The Quintas de San Jorge housing project aimed at resettling 365 families from two settlements over a two and a half year period. Different phases of the project saw different types of housing constructed. They are distinguished on the basis of the number of rooms, the functions they were designed for, the lay-out, and the potential for expansion. Dwellings were either finished houses built by private contractors, or self-help construction programmes carried out by mutual aid groups and then assigned to different group members.
An attempt was made to assess the number of women-headed households and to ensure their access. However, women-headed households were generally assigned the worst sites or dwelling types emerging out of the self-build component of the programme. They were often assigned core houses designed for extension. Although 50 per cent of the core houses had been expanded in the three years following the project, only a few women headed households were able to undertake building improvements.

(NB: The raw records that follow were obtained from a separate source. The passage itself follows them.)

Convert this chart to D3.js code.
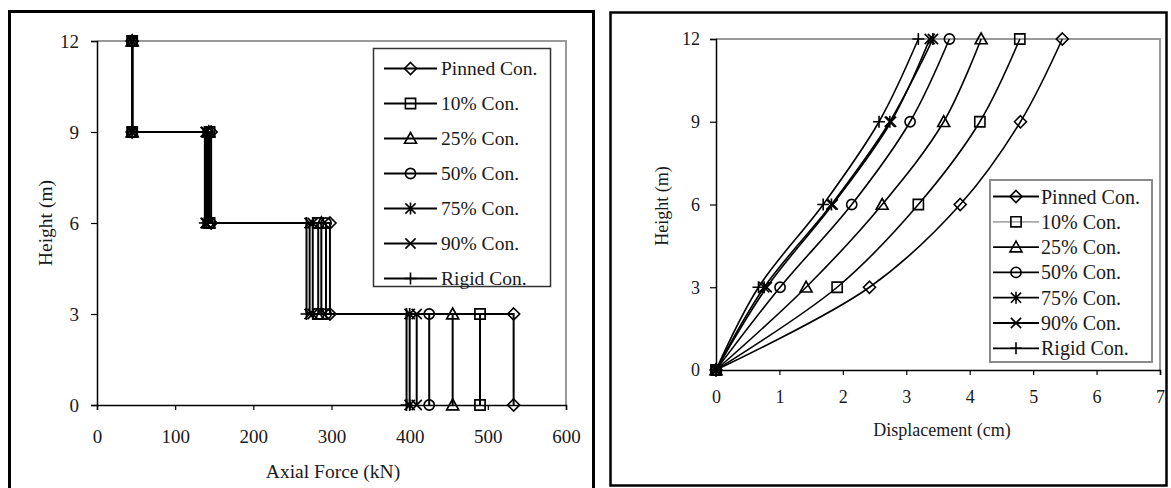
<!DOCTYPE html>
<html><head><meta charset="utf-8">
<script src="https://cdn.jsdelivr.net/npm/d3@7"></script>
<style>
html,body{margin:0;padding:0;background:#fff;}
svg{display:block;}
text{font-family:"Liberation Serif","Times New Roman",serif;fill:#1a1a1a;}
</style></head>
<body>
<svg id="c" width="1171" height="488"></svg>
<script>
// ---------------- DATA ----------------
const seriesNames = ["Pinned Con.","10% Con.","25% Con.","50% Con.","75% Con.","90% Con.","Rigid Con."];
const markerTypes = ["diamond","square","triangle","circle","asterisk","cross","plus"];
const heights = [0, 3, 6, 9, 12];

// Axial force (kN) per storey: [0-3 m, 3-6 m, 6-9 m, 9-12 m]
const axialPinned = [533, 298, 146, 45];
const axial10     = [490, 283, 144, 45];
const axial25     = [455, 287, 143, 45];
const axial50     = [425, 293, 142, 45];
const axial75     = [400, 276, 140, 45];
const axial90     = [409, 272, 139, 45];
const axialRigid  = [396, 268, 138, 45];

// Displacement (cm) at heights 0,3,6,9,12 m
const dispPinned = [0, 2.42, 3.85, 4.80, 5.46];
const disp10     = [0, 1.91, 3.19, 4.16, 4.79];
const disp25     = [0, 1.42, 2.62, 3.59, 4.18];
const disp50     = [0, 1.01, 2.14, 3.06, 3.68];
const disp75     = [0, 0.76, 1.82, 2.74, 3.42];
const disp90     = [0, 0.80, 1.84, 2.76, 3.37];
const dispRigid  = [0, 0.67, 1.69, 2.57, 3.19];

const xTicksLeft  = [0, 100, 200, 300, 400, 500, 600];
const xTicksRight = [0, 1, 2, 3, 4, 5, 6, 7];
const yTicks      = [0, 3, 6, 9, 12];

const axialSeries = [axialPinned, axial10, axial25, axial50, axial75, axial90, axialRigid];
const dispSeries  = [dispPinned, disp10, disp25, disp50, disp75, disp90, dispRigid];

// ---------------- HELPERS ----------------
function markerPath(type, r) {
  const s = r * 0.85;
  switch (type) {
    case "diamond": return `M0,${-r}L${r},0L0,${r}L${-r},0Z`;
    case "square": return `M${-s},${-s}H${s}V${s}H${-s}Z`;
    case "triangle": return `M0,${-r}L${r},${r*0.8}L${-r},${r*0.8}Z`;
    case "circle": return `M${-s},0A${s},${s} 0 1 0 ${s},0A${s},${s} 0 1 0 ${-s},0Z`;
    case "cross": return `M${-s},${-s}L${s},${s}M${s},${-s}L${-s},${s}`;
    case "asterisk": return `M${-s},${-s}L${s},${s}M${s},${-s}L${-s},${s}M0,${-r}L0,${r}`;
    case "plus": return `M0,${-r}L0,${r}M${-r},0L${r},0`;
  }
}

const svg = d3.select("#c");

// outer frames
svg.append("rect").attr("x", 9.5).attr("y", 11.5).attr("width", 584).attr("height", 500)
  .attr("fill", "none").attr("stroke", "#000").attr("stroke-width", 3);
svg.append("rect").attr("x", 610.5).attr("y", 12.5).attr("width", 556).attr("height", 473)
  .attr("fill", "none").attr("stroke", "#000").attr("stroke-width", 2.5);

function drawAxes(g, x, y, xTicks, opt) {
  const [x0, x1] = x.range();
  const [y0, y1] = y.range();
  // gray top/right plot border
  g.append("path").attr("d", `M${x0},${y1}H${x1}V${y0}`)
    .attr("fill", "none").attr("stroke", "#9a9a9a").attr("stroke-width", 2);
  // x axis
  const xa = g.append("g").attr("transform", `translate(0,${y0})`)
    .call(d3.axisBottom(x).tickValues(xTicks).tickSize(5).tickPadding(opt.xPad).tickFormat(d3.format("d")));
  xa.select(".domain").attr("stroke", "#000").attr("stroke-width", 1.5);
  xa.selectAll(".tick line").attr("stroke", "#000").attr("stroke-width", 1.2);
  xa.selectAll("text").style("font-size", opt.tickFont + "px").style("font-family", '"Liberation Serif",serif').attr("fill", "#2a2a2a");
  // y axis
  const ya = g.append("g").attr("transform", `translate(${x0},0)`)
    .call(d3.axisLeft(y).tickValues(yTicks).tickSize(6).tickPadding(opt.yPad).tickFormat(d3.format("d")));
  ya.select(".domain").attr("stroke", "#000").attr("stroke-width", 1.5);
  ya.selectAll(".tick line").attr("stroke", "#000").attr("stroke-width", 1.2);
  ya.selectAll("text").style("font-size", opt.tickFont + "px").style("font-family", '"Liberation Serif",serif').attr("fill", "#2a2a2a");
}

function drawMarkers(g, pts, type, r, sw) {
  g.selectAll(null).data(pts).enter().append("path")
    .attr("transform", d => `translate(${d[0]},${d[1]})`)
    .attr("d", markerPath(type, r))
    .attr("fill", "none").attr("stroke", "#000").attr("stroke-width", sw);
}

function drawLegend(g, x0, y0, w, h, rowY, lineX0, lineX1, textX, font, border, lineColors) {
  g.append("rect").attr("x", x0).attr("y", y0).attr("width", w).attr("height", h)
    .attr("fill", "#fff").attr("stroke", border.color).attr("stroke-width", border.width);
  seriesNames.forEach((name, i) => {
    const yy = rowY(i);
    g.append("line").attr("x1", lineX0).attr("x2", lineX1).attr("y1", yy).attr("y2", yy)
      .attr("stroke", lineColors[i]).attr("stroke-width", 1.8);
    g.append("path").attr("transform", `translate(${(lineX0 + lineX1) / 2},${yy})`)
      .attr("d", markerPath(markerTypes[i], 6)).attr("fill", "none").attr("stroke", "#000").attr("stroke-width", 1.6);
    g.append("text").attr("x", textX).attr("y", yy).attr("dy", "0.35em")
      .style("font-size", font + "px").text(name);
  });
}

// ---------------- LEFT CHART ----------------
{
  const g = svg.append("g");
  const x = d3.scaleLinear().domain([0, 600]).range([97, 566]);
  const y = d3.scaleLinear().domain([0, 12]).range([405, 41]);
  drawAxes(g, x, y, xTicksLeft, { tickFont: 19, xPad: 20, yPad: 12 });

  const line = d3.line().x(d => x(d[0])).y(d => y(d[1]));
  axialSeries.forEach((vals, si) => {
    // build step profile from storey forces, top to bottom
    const pts = [];
    for (let k = vals.length - 1; k >= 0; k--) {
      pts.push([vals[k], heights[k + 1]]);
      pts.push([vals[k], heights[k]]);
    }
    g.append("path").attr("d", line(pts)).attr("fill", "none")
      .attr("stroke", "#000").attr("stroke-width", 2);
    drawMarkers(g, pts.map(p => [x(p[0]), y(p[1])]), markerTypes[si], 6, 1.7);
  });

  g.append("text").attr("x", 333).attr("y", 471).attr("dy", "0.35em").attr("text-anchor", "middle")
    .style("font-size", "19.5px").text("Axial Force (kN)");
  g.append("text").attr("transform", "translate(45,223) rotate(-90)").attr("dy", "0.35em").attr("text-anchor", "middle")
    .style("font-size", "19.5px").text("Height (m)");

  drawLegend(g, 373.5, 48.5, 177, 238, i => 68.5 + i * 35, 384, 437, 441, 19.5,
    { color: "#333", width: 1.5 }, seriesNames.map(() => "#000"));
}

// ---------------- RIGHT CHART ----------------
{
  const g = svg.append("g");
  const x = d3.scaleLinear().domain([0, 7]).range([716, 1160]);
  const y = d3.scaleLinear().domain([0, 12]).range([370, 39]);
  drawAxes(g, x, y, xTicksRight, { tickFont: 18, xPad: 15, yPad: 10 });

  const line = d3.line().x(d => x(d[0])).y(d => y(d[1])).curve(d3.curveCatmullRom.alpha(0.5));
  dispSeries.forEach((vals, si) => {
    const pts = vals.map((v, k) => [v, heights[k]]);
    g.append("path").attr("d", line(pts)).attr("fill", "none")
      .attr("stroke", "#000").attr("stroke-width", 1.6);
    drawMarkers(g, pts.map(p => [x(p[0]), y(p[1])]), markerTypes[si], 6, 1.6);
  });

  g.append("text").attr("x", 942).attr("y", 430).attr("dy", "0.35em").attr("text-anchor", "middle")
    .style("font-size", "18px").text("Displacement (cm)");
  g.append("text").attr("transform", "translate(662,206) rotate(-90)").attr("dy", "0.35em").attr("text-anchor", "middle")
    .style("font-size", "18px").text("Height (m)");

  drawLegend(g, 990, 180, 162, 182, i => 196.5 + i * 25.3, 993, 1039, 1041, 20,
    { color: "#8a8a8a", width: 2 }, seriesNames.map((n, i) => i === 1 ? "#aaa" : "#000"));
}
</script>
</body></html>
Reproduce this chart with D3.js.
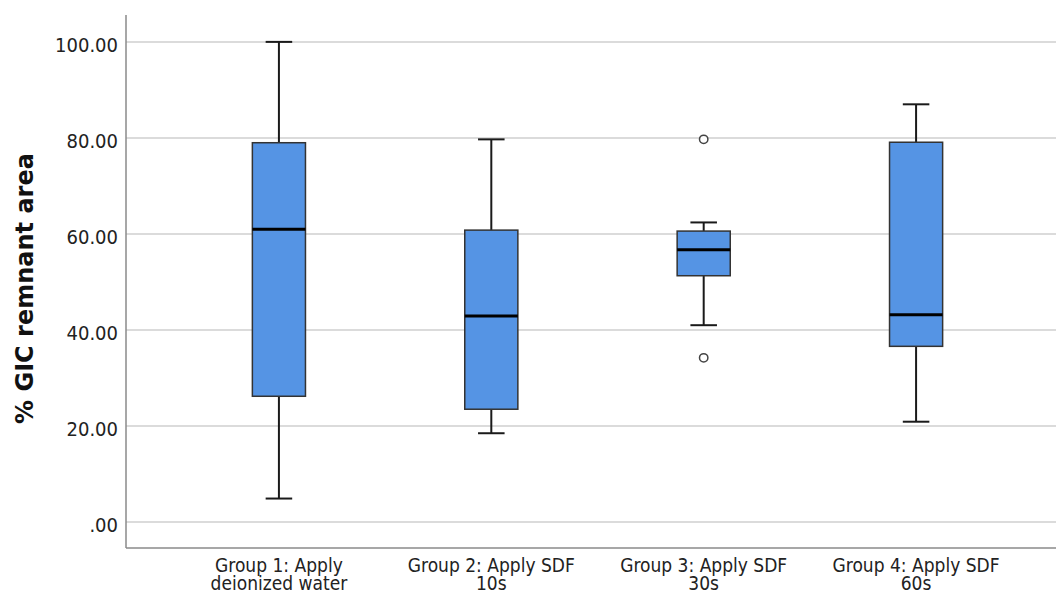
<!DOCTYPE html>
<html>
<head>
<meta charset="utf-8">
<script src="https://cdn.jsdelivr.net/npm/d3@7"></script>
<style>
  html, body { margin: 0; padding: 0; background: #fff; }
  svg { display: block; }
</style>
</head>
<body>
<svg id="chart" width="1056" height="594"></svg>
<script>
// ---- data ----
const groups = ["Group 1: Apply|deionized water", "Group 2: Apply SDF|10s", "Group 3: Apply SDF|30s", "Group 4: Apply SDF|60s"];
const whiskerLow  = [4.9, 18.5, 41.0, 20.9];
const q1          = [26.2, 23.5, 51.3, 36.6];
const median      = [61.0, 42.9, 56.7, 43.2];
const q3          = [79.0, 60.8, 60.6, 79.1];
const whiskerHigh = [100.0, 79.7, 62.4, 87.0];
const outliers    = [[], [], [79.7, 34.2], []];
const yTicks      = [0, 20, 40, 60, 80, 100];
const yTitle      = "% GIC remnant area";

(function () {
// ---- layout ----
const W = 1056, H = 594;
const mLeft = 126, mTop = 15, mBottom = 548, mRight = 1069;
const svg = d3.select("#chart");

const y = d3.scaleLinear().domain([-5.4, 105.6]).range([mBottom, mTop]);
const x = d3.scalePoint().domain(groups).range([mLeft, mRight]).padding(0.72);
const step = x.step();
const boxW = step * 0.25;
const capW = boxW * 0.5;

const tickFont = "'DejaVu Sans Condensed', 'DejaVu Sans', sans-serif";

// gridlines
svg.append("g").selectAll("line").data(yTicks).join("line")
  .attr("x1", mLeft).attr("x2", W)
  .attr("y1", d => y(d)).attr("y2", d => y(d))
  .attr("stroke", "#cfcfcf").attr("stroke-width", 1.5);

// y tick labels
svg.append("g").selectAll("text").data(yTicks).join("text")
  .attr("x", mLeft - 8).attr("y", d => y(d)).attr("dy", "0.5em")
  .attr("text-anchor", "end")
  .attr("font-family", tickFont).attr("font-stretch", "condensed")
  .attr("font-size", 20).attr("fill", "#222")
  .text(d => d === 0 ? ".00" : d3.format(".2f")(d));

// axes lines
svg.append("line").attr("x1", mLeft).attr("x2", mLeft).attr("y1", mTop).attr("y2", mBottom)
  .attr("stroke", "#8a8a8a").attr("stroke-width", 1.5);
svg.append("line").attr("x1", mLeft).attr("x2", W).attr("y1", mBottom).attr("y2", mBottom)
  .attr("stroke", "#8a8a8a").attr("stroke-width", 1.5);

// boxes
const g = svg.append("g");
groups.forEach((grp, i) => {
  const cx = x(grp);
  g.append("line").attr("x1", cx).attr("x2", cx).attr("y1", y(whiskerHigh[i])).attr("y2", y(q3[i]))
    .attr("stroke", "#1a1a1a").attr("stroke-width", 2);
  g.append("line").attr("x1", cx).attr("x2", cx).attr("y1", y(q1[i])).attr("y2", y(whiskerLow[i]))
    .attr("stroke", "#1a1a1a").attr("stroke-width", 2);
  g.append("line").attr("x1", cx - capW / 2).attr("x2", cx + capW / 2).attr("y1", y(whiskerHigh[i])).attr("y2", y(whiskerHigh[i]))
    .attr("stroke", "#1a1a1a").attr("stroke-width", 2);
  g.append("line").attr("x1", cx - capW / 2).attr("x2", cx + capW / 2).attr("y1", y(whiskerLow[i])).attr("y2", y(whiskerLow[i]))
    .attr("stroke", "#1a1a1a").attr("stroke-width", 2);
  g.append("rect").attr("x", cx - boxW / 2).attr("width", boxW)
    .attr("y", y(q3[i])).attr("height", y(q1[i]) - y(q3[i]))
    .attr("fill", "#5594e4").attr("stroke", "#333").attr("stroke-width", 1.5);
  g.append("line").attr("x1", cx - boxW / 2).attr("x2", cx + boxW / 2).attr("y1", y(median[i])).attr("y2", y(median[i]))
    .attr("stroke", "#000").attr("stroke-width", 3);
  outliers[i].forEach(v => {
    g.append("circle").attr("cx", cx).attr("cy", y(v)).attr("r", 4.2)
      .attr("fill", "#fff").attr("stroke", "#444").attr("stroke-width", 1.5);
  });
});

// x labels
const xl = svg.append("g");
groups.forEach(grp => {
  const lines = grp.split("|");
  const t = xl.append("text").attr("text-anchor", "middle")
    .attr("font-family", tickFont).attr("font-stretch", "condensed")
    .attr("font-size", 19).attr("fill", "#222");
  lines.forEach((ln, j) => {
    t.append("tspan").attr("x", x(grp)).attr("y", 572 + j * 17.5).text(ln);
  });
});

// y title
svg.append("text")
  .attr("transform", `translate(33, ${(150 + 427) / 2}) rotate(-90)`)
  .attr("text-anchor", "middle")
  .attr("font-family", "'DejaVu Sans', sans-serif").attr("font-weight", "bold")
  .attr("font-size", 24).attr("fill", "#111")
  .text(yTitle);
})();
</script>
</body>
</html>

Modifications were confined to fences to delimit their plots and increase their security, rather than to increase their living space. Overcrowding therefore remained a problem. Overcrowding was also compounded by the fact that the data collected for the project did not reveal the complex variety of kinship and other relationships within households. In particular it disguised the prevalence of women-maintained families living within broader households, multiple generations living under one roof, children from former unions and resident relatives and friends.
Another key design problem which particularly affected women’s daily lives was the kitchen being incorporated into the living area, or being too small for the old-fashioned and large furniture and equipment owned by these households. The design also ignored the range of activities that had to take place with the use of either fuel or water. The result was that kitchens became sculleries, and cooking activities continued to take place in open spaces at the back of the dwelling. This was reinforced by the high cost of gas and kerosene, leading women to opt for firewood or charcoal as cooking fuel.